Q: I'm confused about the Fourth Commandment, which begins: "Remember the Sabbath day to keep it holy." Most Christians observe the Sabbath on Sunday, while Jews and a few other groups observe Saturday as the Sabbath. However, no one can explain to me when or if the Fourth Commandment was ever canceled. Can you explain? — J., via firstname.lastname@example.org
A: The commandment for Sabbath observance is equally strong in both Judaism and Christianity. The change from Saturday to Sunday in some forms of Christianity was necessary and typical as religious traditions changed. The change did not occur until around the fifth century, though it may have arisen as early as the second century in some locales.
The New Testament in Luke (4:16 and 23:56) makes it clear that Jesus and his followers observed the Sabbath on Saturday.

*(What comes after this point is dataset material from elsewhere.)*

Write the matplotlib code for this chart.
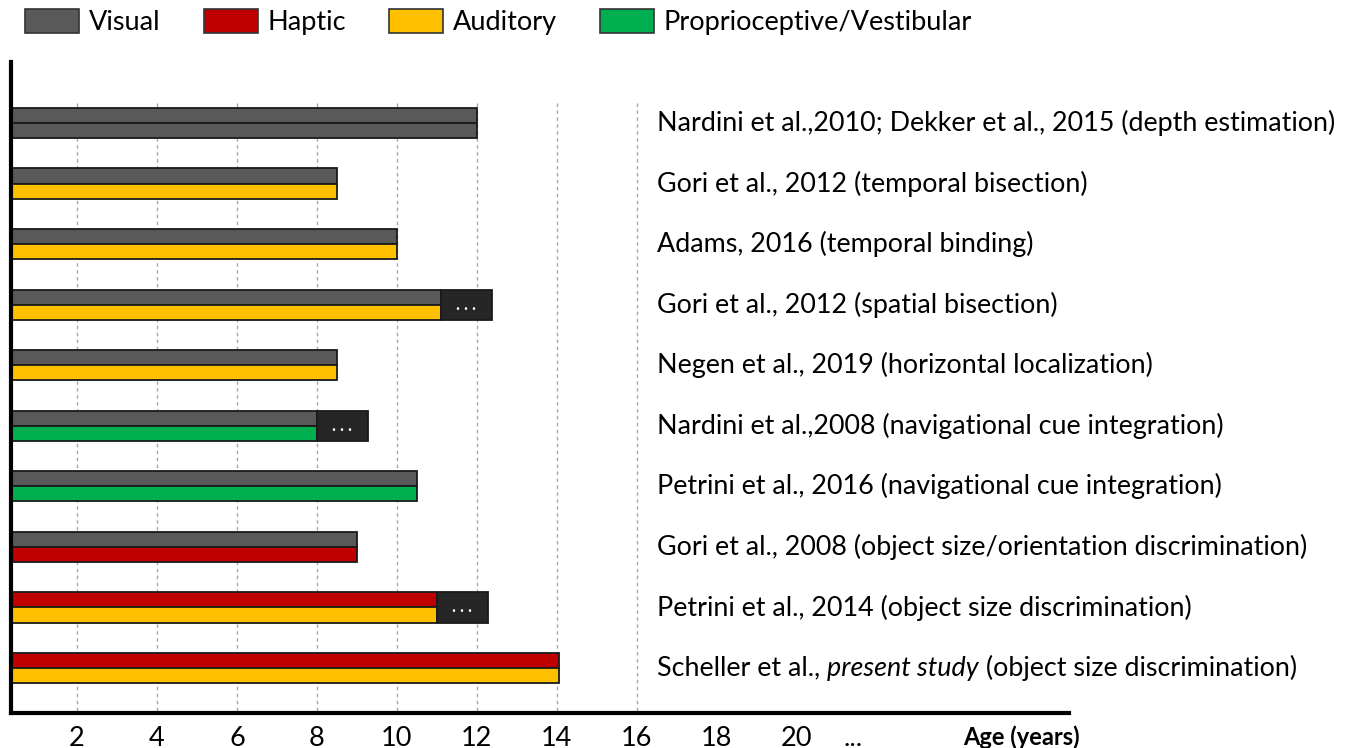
import matplotlib
matplotlib.use("Agg")
import matplotlib.pyplot as plt
from matplotlib.patches import Patch

plt.rcParams['font.family'] = ['Lato', 'DejaVu Sans']

# ---------------- data ----------------
studies = [
    "Nardini et al.,2010; Dekker et al., 2015 (depth estimation)",
    "Gori et al., 2012 (temporal bisection)",
    "Adams, 2016 (temporal binding)",
    "Gori et al., 2012 (spatial bisection)",
    "Negen et al., 2019 (horizontal localization)",
    "Nardini et al.,2008 (navigational cue integration)",
    "Petrini et al., 2016 (navigational cue integration)",
    "Gori et al., 2008 (object size/orientation discrimination)",
    "Petrini et al., 2014 (object size discrimination)",
    "Scheller et al., present study (object size discrimination)",
]
top_modality = ["Visual", "Visual", "Visual", "Visual", "Visual",
                "Visual", "Visual", "Visual", "Haptic", "Haptic"]
bottom_modality = ["Visual", "Auditory", "Auditory", "Auditory", "Auditory",
                   "Proprioceptive/Vestibular", "Proprioceptive/Vestibular",
                   "Haptic", "Auditory", "Auditory"]
age_integration = [12.0, 8.5, 10.0, 11.1, 8.5, 8.0, 10.5, 9.0, 11.0, 14.05]
beyond_extent = [0, 0, 0, 1.27, 0, 1.27, 0, 0, 1.27, 0]

modalities = ["Visual", "Haptic", "Auditory", "Proprioceptive/Vestibular"]
modality_colors = {"Visual": "#595959", "Haptic": "#C00000",
                   "Auditory": "#FFC000", "Proprioceptive/Vestibular": "#00B050"}

tick_values = [2, 4, 6, 8, 10, 12, 14, 16, 18, 20, 21.4, 25.6]
tick_labels = ["2", "4", "6", "8", "10", "12", "14", "16", "18", "20", "...", "Age (years)"]
grid_values = [2, 4, 6, 8, 10, 12, 14, 16]

# ---------------- figure ----------------
W, H = 1354, 748
fig = plt.figure(figsize=(W / 100, H / 100), dpi=100)
ax = fig.add_axes([10.5 / W, 1 - 713 / H, (1069 - 10.5) / W, (713 - 62) / H])

n = len(studies)
rows = list(range(n))
bar_h = 0.25
edge = "#1a1a1a"
y_bottom = (n - 1) + 0.743
y_top = -1.007

ax.vlines(grid_values, -0.33, y_bottom, colors="#a8a8a8",
          linestyles=(0, (2.5, 2.5)), linewidth=1.0, zorder=0)

ax.barh([r - bar_h / 2 for r in rows], age_integration, height=bar_h,
        color=[modality_colors[m] for m in top_modality],
        edgecolor=edge, linewidth=1.3, zorder=2)
ax.barh([r + bar_h / 2 for r in rows], age_integration, height=bar_h,
        color=[modality_colors[m] for m in bottom_modality],
        edgecolor=edge, linewidth=1.3, zorder=2)

for r, a, e in zip(rows, age_integration, beyond_extent):
    if e > 0:
        ax.barh(r, e, left=a, height=2 * bar_h, color="#262626",
                edgecolor=edge, linewidth=1.3, zorder=2)
        ax.text(a + e / 2, r + 0.0, ". . .", color="white", fontsize=12,
                fontweight="bold", ha="center", va="center", zorder=3)

label_x = 16.5
label_fs = 19.4
for r, s in zip(rows, studies):
    if "present study" in s:
        pre, post = s.split("present study")
        t1 = ax.text(label_x, r, pre, fontsize=label_fs, ha="left", va="center")
        t2 = ax.annotate("present study", xy=(1, 0), xycoords=t1, fontsize=label_fs,
                         fontstyle="italic", ha="left", va="bottom")
        ax.annotate(post, xy=(1, 0), xycoords=t2, fontsize=label_fs,
                    ha="left", va="bottom")
    else:
        ax.text(label_x, r, s, fontsize=label_fs, ha="left", va="center")

ax.set_xlim(0.34, 26.8)
ax.set_ylim(y_bottom, y_top)
ax.set_xticks(tick_values)
ax.set_xticklabels(tick_labels, fontsize=19.5)
for lbl in ax.get_xticklabels():
    if lbl.get_text().startswith("Age"):
        lbl.set_fontweight("bold")
        lbl.set_fontsize(17)
ax.tick_params(axis="x", length=0, pad=9)
ax.set_yticks([])
for side in ["top", "right"]:
    ax.spines[side].set_visible(False)
for side in ["left", "bottom"]:
    ax.spines[side].set_linewidth(3)
    ax.spines[side].set_color("black")

handles = [Patch(facecolor=modality_colors[m], edgecolor="#333333", linewidth=1.2, label=m)
           for m in modalities]
fig.legend(handles=handles, loc="upper left", bbox_to_anchor=(25 / W, 1 - 9 / H),
           ncol=4, frameon=False, fontsize=19.5, handlelength=2.0, handleheight=1.0,
           handletextpad=0.35, columnspacing=1.6, borderpad=0, borderaxespad=0)

fig.savefig("out.png", dpi=100)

For many centuries, Christian communities, particularly in Rome and Alexandria, seemed to observe both Sabbath days side by side. Constantine's edict in 321 gave Sunday a real push, but the impulse seems to have been the pagan practice of considering Sunday a "Day of the Sun."
Today, the only mainline Christian denominations still observing the Sabbath on Saturday are the Seventh Day Adventists and the Seventh Day Baptists. Changing the calendar was a clear way to assure that followers of one religious tradition cannot at the same time follow another tradition. The religious calendar both divides and defines.